The same post every time deserves the same reply.
Assuming you're sufficiently educated on the languages, (front end, back end, or full stack up to you) create a portfolio of your projects.
Then go to small businesses and professionals and say they have a shit website and cite some research about $x increase in sales from a better website for only $x/y. Don't ever do anything for free even if you are just starting off. Insist on your value add and go else where if they refuse.
Replace your portfolio with the better websites or work as you get better. Now fill in your resume with consulting experience for x months for the previous companies and professionals. Then network with other developers and ask them to try to get you in their company and also apply through standard routes everywhere. And I mean everywhere. You only need a few accepted applications even from shitty companies to leverage better offers. You probably won't get to Google or Amazon, but you can still get a comfy salary if you prove your expertise.
Look, you need to make it through the CompSci program. Two big reasons:
1. The dummies in HR aren't even going to look at a resume without a degree and tons of buzzwords. It doesn't matter how good you are or how relevant it is to the job, they're just ticking off boxes.
2. Assuming you really want to be a decent developer, you have to know backend technologies.

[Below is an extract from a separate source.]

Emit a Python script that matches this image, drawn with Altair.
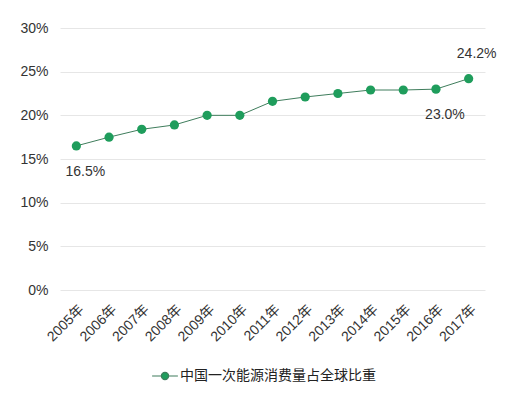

You'll have to interact with Java/C#/PHP and a database (SQL) on almost any project. As a new hire, you don't have the luxury of faking and failing than an established, but equally incompetent, dev would.
>Right now I'm a freshman in college studying computer science and I really am not enjoying all the shit I have to do to get a degree
Then you probably should not go into it.
By the time I entered college, I admire the great programmers I knew. Some of them were extremely financially successful. I wanted tobe like them and did what I needed to learn like them.
The toy classroom problems you work on are easy. Real world APIs are more frustrating. Consider if you made the right choice.
The web/ app bubble is one of the sectors of the economy that is imminently popping right now. I would strongly recommend to GTFO of CS ASAP and go into something less saturated and vulnerable to downturns like nursing or medicine.